Spring forward!  A jump start on your garden plans with 5 easy tips.

With daylight savings beginning, we're not only jumping an hour ahead but come closer to warmer seasons and the beauty of spring. I can't help but start thinking of future spring projects to be done in the garden like drawing out ideas, searching for inspiration on the web and scrolling through catalogs to see what catches my eye. All this is fun and exciting but we have to be cautious not to be caught up in the green fever that is plant shopping without first having a game plan. That's where we are here to help! Here are 5 tips to get the ball rolling for your garden planning.


  1. The Plants

"DUH!", I’m sure you are thinking, but there is more to plants than simply making a purchase. Of course making sure that the color, shape and behavior of the variety fits your desired purpose is something to consider. But the most important and often overlooked variable is finding the USDA Hardiness zone of where you live. (See image below)

This map is labeled with numbers that coincide with the zone that a plant can survive in. Once you find your location you can compare that to the range of zones that the prospective tree or shrub you want to purchase has. Doing this ahead of time will not only save you time but money as well. Any quality company should provide the hardiness zones in the product description.


  1. Timing

They say timing is everything and that couldn't be more true for plants. Most companies have a set quantity of a variety for the year and could sell out before you get the one for you. Buying plants early also makes sure you have what you want when it comes time to break the ground and dig for your different plants.

Digging the holes for your new additions also widely depends on your plants needs and ideals. What time to plant is different for fleshy things like marigolds geraniums and petunias need to be planted after last frost to protect them from freezing out. Most species of trees and shrubs are safe to plant earlier than that since they are typically woody and hardier. These can typically be planted once the snow has melted and the ground warms up to above freezing, usually between the months of March and April for most of the country. If you are unsure of this information you can contact your university Ag extension agent for specific times in your area.


  1. Location! Location! Location!

As it is said in real estate; it is in your backyard. Going off the first tip, knowing the size, shape, and behavior of your plant helps you pick a great location to put the plant in your yard. We must remember that we are planting young plants and that in 3,5, or 10 years it will mature into a larger specimen. When marking the “X” of where your plant will go, there are two key measurements you must take. First is the expected width of the branches of the mature plant, which is typically found in the description. Now take this measurement and half it. Then take a tape measure and place on your mark out measuring out in a circle. This helps you predict if the branches will encroach on your house, fence, or shade out other plants. The second measurement is more subjective, but make sure that where you want to place your tree you have room to clean or mow weeds and grass surrounding the plant. Also, make sure that the mature roots won’t grow into sidewalks and foundations which can be expensive home repairs in the future.


  1. Breaking the ground

This is where your hands get dirty, and the fun begins.

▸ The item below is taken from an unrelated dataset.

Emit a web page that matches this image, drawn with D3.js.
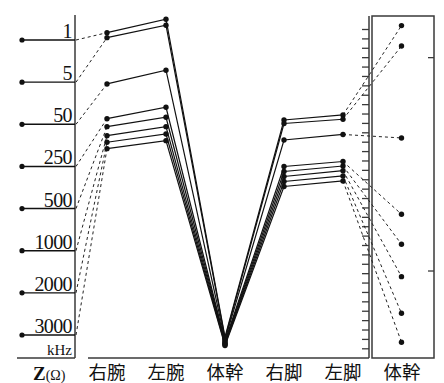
<!DOCTYPE html>
<html>
<head>
<meta charset="utf-8">
<script src="https://cdn.jsdelivr.net/npm/d3@7"></script>
<style>
  html, body { margin: 0; padding: 0; background: #fff; }
  svg { display: block; }
  .serif { font-family: "Liberation Serif", "DejaVu Serif", serif; }
  .cjk { font-family: "Noto Sans CJK JP", "Noto Sans CJK SC", sans-serif; }
</style>
</head>
<body>
<svg id="chart" width="444" height="383"></svg>
<script>
// Measurement frequencies (kHz), top to bottom on the left axis
const freqs = ["1", "5", "50", "250", "500", "1000", "2000", "3000"];
// Body segments on the main panel
const segments = ["右腕", "左腕", "体幹", "右脚", "左脚"];
const panelLabel = "体幹";

// Relative impedance per segment, one value per frequency (same order as freqs)
const rightArm   = [33.61, 33.08, 28.15, 24.45, 23.60, 22.64, 21.94, 21.26];
const leftArm    = [35.04, 34.40, 29.61, 25.67, 24.60, 23.60, 22.82, 22.11];
const trunk      = [1.20, 1.05, 0.90, 0.75, 0.60, 0.50, 0.40, 0.30];
const rightLeg   = [24.31, 23.94, 22.18, 19.36, 18.83, 18.30, 17.76, 17.23];
const leftLeg    = [24.85, 24.39, 22.77, 19.89, 19.41, 18.91, 18.35, 17.82];
// Trunk values on the enlarged side panel
const trunkPanel = [34.36, 32.19, 22.40, 14.27, 11.08, 7.63, 3.73, 0.64];
// Reference marks on the inside of the side panel
const panelMarks = [30.95, 8.23];

const segmentValues = [rightArm, leftArm, trunk, rightLeg, leftLeg];

const svg = d3.select("#chart");
const ink = "#111";
const axisInk = "#3a3a3a";

// Scales
const y = d3.scaleLinear().domain([0, 34]).range([348.3, 29.0]);
const x = d3.scalePoint().domain(segments).range([107, 343]);
const xPanel = 401.5;
const fy = d3.scalePoint().domain(freqs).range([40, 335]);

const axisX = 75, baseY = 358, axisTop = 15;

// ---- Left frequency axis ----
const left = svg.append("g");
left.append("line").attr("x1", axisX).attr("x2", axisX).attr("y1", axisTop).attr("y2", baseY)
  .attr("stroke", axisInk).attr("stroke-width", 1.5);
left.append("line").attr("x1", 17).attr("x2", axisX).attr("y1", baseY).attr("y2", baseY)
  .attr("stroke", axisInk).attr("stroke-width", 1.5);
const ft = left.selectAll("g.f").data(freqs).join("g").attr("class", "f")
  .attr("transform", d => `translate(0,${fy(d)})`);
ft.append("line").attr("x1", 22).attr("x2", axisX).attr("stroke", ink).attr("stroke-width", 1.4);
ft.append("circle").attr("cx", 22).attr("r", 2.6).attr("fill", ink);
ft.append("text").attr("class", "serif").attr("x", 72).attr("y", -2).attr("text-anchor", "end")
  .attr("font-size", 20).attr("letter-spacing", -0.6).attr("fill", ink).text(d => d);
left.append("text").attr("class", "serif").attr("x", 72).attr("y", 355).attr("text-anchor", "end")
  .attr("font-size", 15).attr("fill", ink).text("kHz");
const zt = left.append("text").attr("class", "serif").attr("x", 33).attr("y", 380).attr("fill", ink);
zt.append("tspan").attr("font-size", 19).attr("font-weight", "bold").text("Z");
zt.append("tspan").attr("font-size", 14).text("(Ω)");

// ---- Main panel frame ----
svg.append("line").attr("x1", 88).attr("x2", 369).attr("y1", baseY).attr("y2", baseY)
  .attr("stroke", axisInk).attr("stroke-width", 1.5);

// Tick axis shared by the main panel and side panel
const tickAxis = svg.append("g").attr("transform", "translate(369,0)")
  .call(d3.axisLeft(y).ticks(34).tickSize(7).tickSizeOuter(0).tickFormat(""));
tickAxis.select(".domain").remove();
tickAxis.selectAll(".tick line").attr("stroke", axisInk).attr("stroke-width", 1.3);
svg.append("line").attr("x1", 369).attr("x2", 369).attr("y1", 16).attr("y2", baseY)
  .attr("stroke", axisInk).attr("stroke-width", 1.5);

// Side panel box
svg.append("rect").attr("x", 372).attr("y", 16).attr("width", 62).attr("height", baseY - 16)
  .attr("fill", "none").attr("stroke", axisInk).attr("stroke-width", 1.5);
svg.selectAll("line.mark").data(panelMarks).join("line").attr("class", "mark")
  .attr("x1", 428).attr("x2", 434).attr("y1", d => y(d)).attr("y2", d => y(d))
  .attr("stroke", axisInk).attr("stroke-width", 1.3);

// ---- Dashed connectors ----
const dash = svg.append("g").attr("fill", "none").attr("stroke", "#222")
  .attr("stroke-width", 1).attr("stroke-dasharray", "3,3");
freqs.forEach((f, i) => {
  dash.append("line").attr("x1", axisX + 1).attr("y1", fy(f))
    .attr("x2", x(segments[0])).attr("y2", y(rightArm[i]));
  dash.append("line").attr("x1", x(segments[4])).attr("y1", y(leftLeg[i]))
    .attr("x2", xPanel).attr("y2", y(trunkPanel[i]));
});

// ---- Solid segment profiles ----
const line = d3.line().x(d => x(d.seg)).y(d => y(d.v));
const profiles = freqs.map((f, i) => segments.map((s, j) => ({ seg: s, v: segmentValues[j][i] })));
svg.append("g").selectAll("path").data(profiles).join("path")
  .attr("d", line).attr("fill", "none").attr("stroke", ink).attr("stroke-width", 1.2);

// ---- Points ----
const pts = svg.append("g").attr("fill", ink);
profiles.forEach(p => {
  pts.append("g").selectAll("circle").data(p).join("circle")
    .attr("cx", d => x(d.seg)).attr("cy", d => y(d.v)).attr("r", 2.7);
});
pts.append("g").selectAll("circle").data(trunkPanel).join("circle")
  .attr("cx", xPanel).attr("cy", d => y(d)).attr("r", 2.7);

// ---- Category labels ----
svg.selectAll("text.cat").data(segments).join("text").attr("class", "cat cjk")
  .attr("x", d => x(d)).attr("y", 378.5).attr("text-anchor", "middle")
  .attr("font-size", 18.5).attr("fill", ink).text(d => d);
svg.append("text").attr("class", "cjk").attr("x", 402).attr("y", 378.5).attr("text-anchor", "middle")
  .attr("font-size", 18.5).attr("fill", ink).text(panelLabel);
</script>
</body>
</html>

Here is a good diagram by mygardenlife.com that details the planting steps.
If you have purchased a tall tree it will need to be braced to provide a straight trunk and prevent any damage cause by wind or rain.

These are the tips that we use here at TriStar Plant:

  • Place a quality all-purpose fertilizer like, 15-15-15, a couple inches below the hole for the plant.
  • Slice a "X" on the bottom of the roots and loosen the root ball to promote root growth.
  • Trim lower branches and leaves that are undesirable.


  1. Rooting in

After planting, the first year is vital to the success of your plants. You want the roots to stretch out, run deep, and establish themselves in to their new home.
Water is a must during this period, but too much can cause damage your plant. A 30 second count with a garden hose will do just fine. Water everyday for the first 30 days and later go to every 3 days. This is a good rule of thumb but is dependent on the weather in your specific area. A rainy spring or arid hot climate will increase or decrease these needs. Checking that the soil is moist 2 inches deep indicates that the water is sufficient.
Mulching is a good way to maintain that moisture in the soil. Mulching gives plants several other benefits as well like preventing weed overgrowth and adding nutrients to the soil over time. To mulch around your plant remove any grass that is about two feet from the trees base and add you preferred style of mulch. Add mulch until it is about two inches thick while keeping it from touching the stem/trunk of the plant.
Adding a great time release fertilizer to this process will quicken growth both above and below ground. There are many fertilizers and mulches to use at most home improvement stores. Pick products that coincide with the intended use and read all labels.